== TASK INSTRUCTIONS ==
Return only the lines running from the top of the entries to the line with "CJK SC', 'Liberation", inclusive, exactly as written.

== DATA TO PROCESS ==
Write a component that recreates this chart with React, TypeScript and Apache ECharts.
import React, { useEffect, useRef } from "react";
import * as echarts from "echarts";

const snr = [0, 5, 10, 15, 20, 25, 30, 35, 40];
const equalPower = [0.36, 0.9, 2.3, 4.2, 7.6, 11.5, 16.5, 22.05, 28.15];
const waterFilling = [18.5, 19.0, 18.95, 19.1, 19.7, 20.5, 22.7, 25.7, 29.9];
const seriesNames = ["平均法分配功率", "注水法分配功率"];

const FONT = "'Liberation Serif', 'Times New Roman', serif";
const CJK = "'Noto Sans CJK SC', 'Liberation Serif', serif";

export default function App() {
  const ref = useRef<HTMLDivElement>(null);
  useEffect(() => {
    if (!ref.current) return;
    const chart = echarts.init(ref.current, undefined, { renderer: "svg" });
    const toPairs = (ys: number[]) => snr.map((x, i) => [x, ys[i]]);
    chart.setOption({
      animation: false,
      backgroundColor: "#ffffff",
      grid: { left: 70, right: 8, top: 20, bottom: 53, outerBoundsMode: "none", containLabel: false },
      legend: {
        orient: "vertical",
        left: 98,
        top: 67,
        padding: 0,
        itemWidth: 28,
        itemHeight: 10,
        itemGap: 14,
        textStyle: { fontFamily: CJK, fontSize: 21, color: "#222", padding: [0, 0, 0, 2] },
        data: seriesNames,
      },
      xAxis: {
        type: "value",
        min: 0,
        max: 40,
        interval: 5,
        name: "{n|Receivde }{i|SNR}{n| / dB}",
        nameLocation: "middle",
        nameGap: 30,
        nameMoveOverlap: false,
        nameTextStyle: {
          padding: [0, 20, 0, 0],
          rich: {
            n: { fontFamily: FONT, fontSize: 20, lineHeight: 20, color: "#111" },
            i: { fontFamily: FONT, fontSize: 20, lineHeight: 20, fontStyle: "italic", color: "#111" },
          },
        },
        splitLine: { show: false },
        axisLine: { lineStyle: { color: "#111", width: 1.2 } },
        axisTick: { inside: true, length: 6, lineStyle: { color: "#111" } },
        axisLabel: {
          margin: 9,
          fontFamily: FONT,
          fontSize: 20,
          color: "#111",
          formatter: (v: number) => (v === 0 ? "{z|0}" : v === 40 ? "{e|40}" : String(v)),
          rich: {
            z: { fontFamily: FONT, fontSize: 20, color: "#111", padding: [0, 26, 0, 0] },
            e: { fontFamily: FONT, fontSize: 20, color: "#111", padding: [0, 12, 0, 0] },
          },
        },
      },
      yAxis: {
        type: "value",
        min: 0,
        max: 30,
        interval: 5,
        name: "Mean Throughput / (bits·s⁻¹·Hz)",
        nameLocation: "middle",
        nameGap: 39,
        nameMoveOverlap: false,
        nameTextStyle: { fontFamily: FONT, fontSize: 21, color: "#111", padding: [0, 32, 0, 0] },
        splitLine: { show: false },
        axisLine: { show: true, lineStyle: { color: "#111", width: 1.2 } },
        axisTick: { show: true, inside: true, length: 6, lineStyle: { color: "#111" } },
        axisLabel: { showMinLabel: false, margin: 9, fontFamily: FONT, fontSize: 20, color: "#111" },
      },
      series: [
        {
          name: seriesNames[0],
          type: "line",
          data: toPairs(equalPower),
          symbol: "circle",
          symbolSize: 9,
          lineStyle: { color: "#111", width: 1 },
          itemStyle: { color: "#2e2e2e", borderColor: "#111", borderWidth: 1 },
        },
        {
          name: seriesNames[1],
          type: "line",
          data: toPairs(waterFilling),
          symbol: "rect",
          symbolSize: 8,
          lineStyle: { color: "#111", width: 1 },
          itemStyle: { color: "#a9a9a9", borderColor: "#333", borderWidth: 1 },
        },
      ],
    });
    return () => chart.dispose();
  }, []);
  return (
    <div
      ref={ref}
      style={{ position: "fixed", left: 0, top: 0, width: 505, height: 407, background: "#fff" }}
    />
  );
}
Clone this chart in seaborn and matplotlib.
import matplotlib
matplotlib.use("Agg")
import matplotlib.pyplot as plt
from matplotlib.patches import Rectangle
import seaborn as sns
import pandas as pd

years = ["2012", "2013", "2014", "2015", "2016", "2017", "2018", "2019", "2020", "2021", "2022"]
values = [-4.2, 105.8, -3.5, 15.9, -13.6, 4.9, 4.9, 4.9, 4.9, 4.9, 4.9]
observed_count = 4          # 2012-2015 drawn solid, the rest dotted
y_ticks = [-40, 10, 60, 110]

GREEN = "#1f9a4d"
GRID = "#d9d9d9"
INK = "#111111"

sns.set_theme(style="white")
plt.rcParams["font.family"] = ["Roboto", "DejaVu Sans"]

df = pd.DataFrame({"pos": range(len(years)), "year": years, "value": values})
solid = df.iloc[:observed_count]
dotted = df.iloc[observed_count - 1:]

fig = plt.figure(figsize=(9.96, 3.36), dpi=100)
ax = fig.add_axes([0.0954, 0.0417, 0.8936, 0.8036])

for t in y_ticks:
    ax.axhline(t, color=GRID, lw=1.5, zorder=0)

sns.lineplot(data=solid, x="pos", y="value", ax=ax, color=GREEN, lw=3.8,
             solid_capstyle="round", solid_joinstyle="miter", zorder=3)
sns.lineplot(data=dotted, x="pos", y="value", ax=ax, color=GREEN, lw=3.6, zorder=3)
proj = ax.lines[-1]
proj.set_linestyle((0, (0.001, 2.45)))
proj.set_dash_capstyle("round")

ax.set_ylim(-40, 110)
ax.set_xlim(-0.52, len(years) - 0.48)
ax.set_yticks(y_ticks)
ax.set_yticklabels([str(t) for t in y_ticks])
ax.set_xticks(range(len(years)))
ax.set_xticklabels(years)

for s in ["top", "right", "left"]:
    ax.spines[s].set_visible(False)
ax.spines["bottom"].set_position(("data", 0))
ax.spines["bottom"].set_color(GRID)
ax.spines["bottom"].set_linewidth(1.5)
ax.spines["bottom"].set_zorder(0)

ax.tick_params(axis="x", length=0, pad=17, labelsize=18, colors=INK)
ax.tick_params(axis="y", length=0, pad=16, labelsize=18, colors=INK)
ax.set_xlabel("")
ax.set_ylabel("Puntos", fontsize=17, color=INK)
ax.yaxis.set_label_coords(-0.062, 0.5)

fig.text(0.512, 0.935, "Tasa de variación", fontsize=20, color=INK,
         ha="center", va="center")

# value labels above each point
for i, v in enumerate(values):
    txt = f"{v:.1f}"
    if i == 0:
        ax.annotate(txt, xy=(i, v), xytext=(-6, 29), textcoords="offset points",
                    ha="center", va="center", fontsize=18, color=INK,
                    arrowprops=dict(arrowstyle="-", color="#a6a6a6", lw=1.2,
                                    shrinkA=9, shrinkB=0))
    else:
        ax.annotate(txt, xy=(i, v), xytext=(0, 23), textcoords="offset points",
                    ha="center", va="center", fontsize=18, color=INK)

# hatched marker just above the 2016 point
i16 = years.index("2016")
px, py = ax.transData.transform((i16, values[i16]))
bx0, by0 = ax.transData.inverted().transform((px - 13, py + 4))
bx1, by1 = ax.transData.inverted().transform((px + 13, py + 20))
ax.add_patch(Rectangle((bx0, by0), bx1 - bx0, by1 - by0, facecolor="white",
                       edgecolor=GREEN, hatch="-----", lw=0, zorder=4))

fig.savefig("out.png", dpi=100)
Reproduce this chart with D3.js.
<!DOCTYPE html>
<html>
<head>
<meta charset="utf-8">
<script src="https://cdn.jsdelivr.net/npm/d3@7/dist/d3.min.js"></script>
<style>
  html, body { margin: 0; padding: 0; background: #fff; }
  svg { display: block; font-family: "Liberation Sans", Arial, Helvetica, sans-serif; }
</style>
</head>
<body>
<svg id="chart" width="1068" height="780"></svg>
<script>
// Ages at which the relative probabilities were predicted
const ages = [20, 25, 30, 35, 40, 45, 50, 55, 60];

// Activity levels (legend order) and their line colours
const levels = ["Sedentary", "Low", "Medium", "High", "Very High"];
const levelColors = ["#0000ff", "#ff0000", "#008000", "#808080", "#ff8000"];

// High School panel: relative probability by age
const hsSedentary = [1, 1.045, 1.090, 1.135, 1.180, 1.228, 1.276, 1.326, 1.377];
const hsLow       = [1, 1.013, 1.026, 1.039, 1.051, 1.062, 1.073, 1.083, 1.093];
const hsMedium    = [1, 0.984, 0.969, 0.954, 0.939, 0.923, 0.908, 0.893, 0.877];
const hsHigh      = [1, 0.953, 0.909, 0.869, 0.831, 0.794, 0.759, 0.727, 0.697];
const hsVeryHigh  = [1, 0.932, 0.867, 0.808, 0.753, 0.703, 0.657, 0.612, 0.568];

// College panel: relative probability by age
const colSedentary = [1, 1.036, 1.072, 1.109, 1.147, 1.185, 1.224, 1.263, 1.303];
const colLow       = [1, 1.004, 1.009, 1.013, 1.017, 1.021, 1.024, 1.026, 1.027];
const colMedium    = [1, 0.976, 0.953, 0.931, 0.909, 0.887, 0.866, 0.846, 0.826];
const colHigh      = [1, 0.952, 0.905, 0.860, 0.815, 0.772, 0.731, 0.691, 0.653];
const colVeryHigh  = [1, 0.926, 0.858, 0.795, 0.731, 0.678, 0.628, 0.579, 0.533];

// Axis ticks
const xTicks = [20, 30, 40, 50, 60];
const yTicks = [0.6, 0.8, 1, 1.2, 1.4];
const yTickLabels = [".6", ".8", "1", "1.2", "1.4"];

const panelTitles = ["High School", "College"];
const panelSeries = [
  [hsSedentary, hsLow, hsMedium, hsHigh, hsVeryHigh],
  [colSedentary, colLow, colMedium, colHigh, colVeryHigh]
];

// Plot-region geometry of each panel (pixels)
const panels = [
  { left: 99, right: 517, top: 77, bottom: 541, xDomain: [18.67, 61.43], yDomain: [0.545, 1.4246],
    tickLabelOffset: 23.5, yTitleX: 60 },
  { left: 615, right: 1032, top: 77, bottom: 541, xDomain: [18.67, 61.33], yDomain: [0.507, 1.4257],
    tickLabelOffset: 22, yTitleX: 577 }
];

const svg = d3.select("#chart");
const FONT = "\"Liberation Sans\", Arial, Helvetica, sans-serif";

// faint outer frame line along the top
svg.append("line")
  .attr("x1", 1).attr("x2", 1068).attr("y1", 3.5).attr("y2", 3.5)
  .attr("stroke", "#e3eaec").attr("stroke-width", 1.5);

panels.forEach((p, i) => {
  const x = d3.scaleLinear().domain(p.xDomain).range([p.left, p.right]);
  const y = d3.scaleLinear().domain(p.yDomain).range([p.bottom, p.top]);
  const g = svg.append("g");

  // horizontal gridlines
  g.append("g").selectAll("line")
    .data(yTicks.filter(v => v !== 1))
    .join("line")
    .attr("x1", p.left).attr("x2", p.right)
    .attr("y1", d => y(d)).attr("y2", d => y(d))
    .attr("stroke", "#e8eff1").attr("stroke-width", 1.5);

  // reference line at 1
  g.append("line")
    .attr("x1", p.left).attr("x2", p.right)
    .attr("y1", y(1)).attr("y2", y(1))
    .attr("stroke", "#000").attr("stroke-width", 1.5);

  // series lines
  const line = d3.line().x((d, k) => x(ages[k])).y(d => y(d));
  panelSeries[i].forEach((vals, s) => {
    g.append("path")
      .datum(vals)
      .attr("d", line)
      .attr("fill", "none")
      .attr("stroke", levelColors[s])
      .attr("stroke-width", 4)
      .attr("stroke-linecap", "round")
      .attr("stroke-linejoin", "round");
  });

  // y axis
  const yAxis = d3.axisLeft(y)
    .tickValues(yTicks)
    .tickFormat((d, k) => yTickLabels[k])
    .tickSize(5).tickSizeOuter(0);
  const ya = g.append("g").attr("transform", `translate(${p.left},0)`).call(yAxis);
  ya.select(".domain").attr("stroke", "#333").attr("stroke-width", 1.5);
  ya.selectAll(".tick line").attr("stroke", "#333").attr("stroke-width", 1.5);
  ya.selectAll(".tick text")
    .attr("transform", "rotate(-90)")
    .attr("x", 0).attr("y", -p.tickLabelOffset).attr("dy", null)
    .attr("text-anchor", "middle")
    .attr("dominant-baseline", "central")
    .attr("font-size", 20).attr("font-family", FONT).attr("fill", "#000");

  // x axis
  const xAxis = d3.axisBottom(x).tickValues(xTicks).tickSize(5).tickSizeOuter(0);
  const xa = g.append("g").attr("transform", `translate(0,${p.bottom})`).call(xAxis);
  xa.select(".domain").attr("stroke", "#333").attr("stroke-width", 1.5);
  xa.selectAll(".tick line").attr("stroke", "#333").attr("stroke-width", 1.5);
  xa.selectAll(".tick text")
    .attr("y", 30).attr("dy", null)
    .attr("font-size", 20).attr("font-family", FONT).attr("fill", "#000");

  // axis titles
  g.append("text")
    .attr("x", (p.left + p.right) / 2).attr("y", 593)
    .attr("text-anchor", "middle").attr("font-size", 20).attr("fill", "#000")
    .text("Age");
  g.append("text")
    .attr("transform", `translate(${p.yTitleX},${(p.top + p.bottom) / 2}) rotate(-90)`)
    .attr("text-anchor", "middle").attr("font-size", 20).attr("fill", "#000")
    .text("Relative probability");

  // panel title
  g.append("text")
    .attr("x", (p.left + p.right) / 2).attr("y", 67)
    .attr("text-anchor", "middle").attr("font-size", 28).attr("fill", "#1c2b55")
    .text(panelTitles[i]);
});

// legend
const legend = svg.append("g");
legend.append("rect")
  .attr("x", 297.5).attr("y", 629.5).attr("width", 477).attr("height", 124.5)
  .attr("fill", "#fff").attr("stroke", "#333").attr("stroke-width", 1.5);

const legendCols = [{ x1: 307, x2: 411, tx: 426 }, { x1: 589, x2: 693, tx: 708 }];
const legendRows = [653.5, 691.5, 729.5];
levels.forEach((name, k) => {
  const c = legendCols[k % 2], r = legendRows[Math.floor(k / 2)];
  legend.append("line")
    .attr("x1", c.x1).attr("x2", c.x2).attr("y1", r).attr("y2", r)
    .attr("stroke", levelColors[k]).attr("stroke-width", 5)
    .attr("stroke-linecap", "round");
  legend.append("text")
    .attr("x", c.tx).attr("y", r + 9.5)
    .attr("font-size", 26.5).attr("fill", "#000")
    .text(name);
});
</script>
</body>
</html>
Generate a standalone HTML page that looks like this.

== COMPLETE ANSWER ==
Write a component that recreates this chart with React, TypeScript and Apache ECharts.
import React, { useEffect, useRef } from "react";
import * as echarts from "echarts";

const snr = [0, 5, 10, 15, 20, 25, 30, 35, 40];
const equalPower = [0.36, 0.9, 2.3, 4.2, 7.6, 11.5, 16.5, 22.05, 28.15];
const waterFilling = [18.5, 19.0, 18.95, 19.1, 19.7, 20.5, 22.7, 25.7, 29.9];
const seriesNames = ["平均法分配功率", "注水法分配功率"];

const FONT = "'Liberation Serif', 'Times New Roman', serif";
const CJK = "'Noto Sans CJK SC', 'Liberation Serif', serif";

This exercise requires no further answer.